A Common Past Full of Crimes: Japanese – German Collaboration in the Development of Bacteriological and Chemical Weapons and the War in China
2000年10月17日 / 18.30
Bernd Martin (Professor, University of Freiburg)
It is a known fact that, despite all the declarations made, co-operation between the Axis powers Germany, Italy, and Japan within the Tripartite Pact was none too effective. What has not been known, however, is the fact that in the fields of military medicine in general and biological warfare in particular co-operation did exist to a considerable extent, though carefully hidden from public awareness.
Dating back to the 19th century strong links between Japan and Germany had been formed when in the course of the Meiji Reforms Japan had emulated western, mostly Prussian, models to help her own efforts at modernisation. Especially medical science and military medicine had been built up, their curricula set by German medical scientists at Tokyo University. In the 1930s and 1940s, however, roles were reversed: in chemical and biological warfare it was now the Germans that, though reluctantly, made use of the highly advanced Japanese research.

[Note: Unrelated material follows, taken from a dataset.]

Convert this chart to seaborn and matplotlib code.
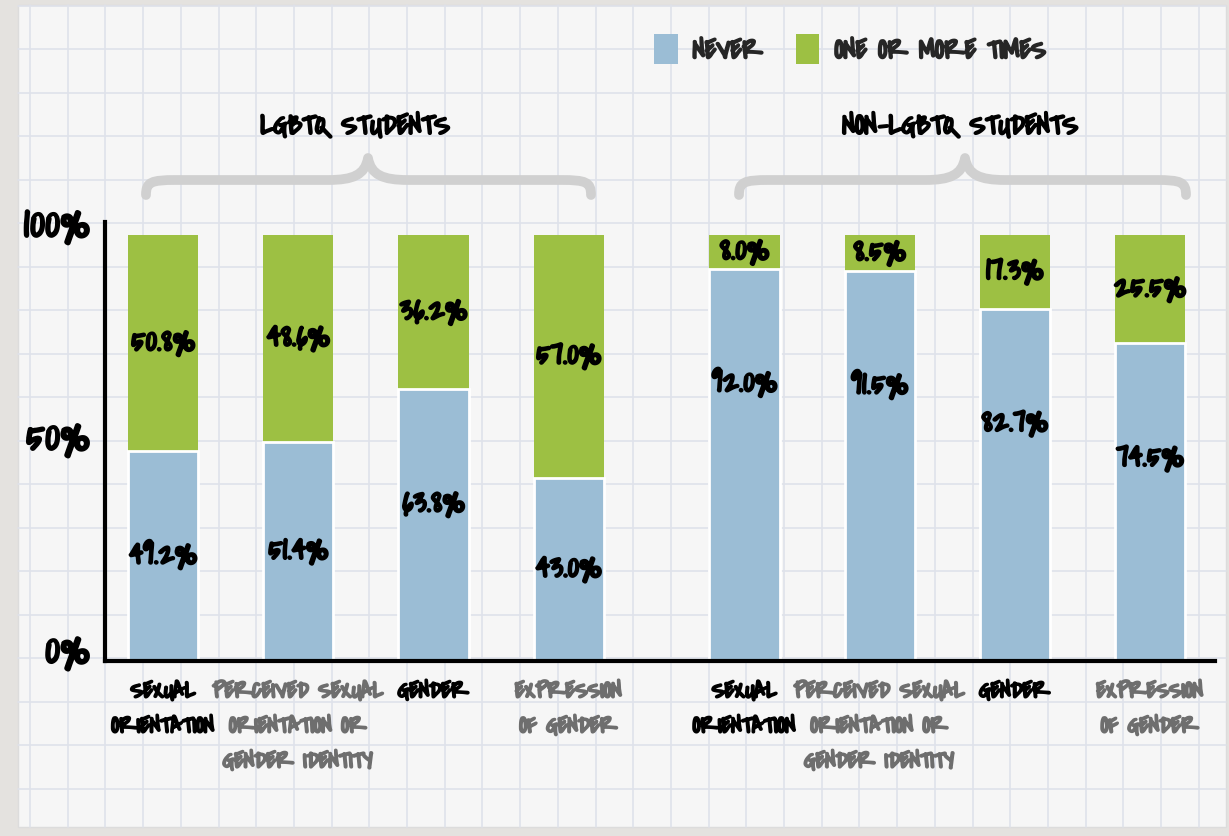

In his presentation, the author provides details of the research done and retraces the lines along which the research exchange – especially concerning bacteriological weaponry and experiments on human beings – was carried out, naming the persons responsible and the research institutes at their disposal. Furthermore, he tries to uncover the roots of this kind of “perverted medicine” in the socio-cultural background and the prevailing ideology in both Japan and Germany.
Bernd Martin is Professor of Modern History at the University of Freiburg, Germany. His main fields of interest and research are contemporary history of Germany, international relations of the 20th century, history of the Second World War, history of modern East Asia (Japan and China). He is the author of numerous books and articles, among others: Japan and Germany in the Modern World, Providence (Rhode Island) and Oxford, 1995.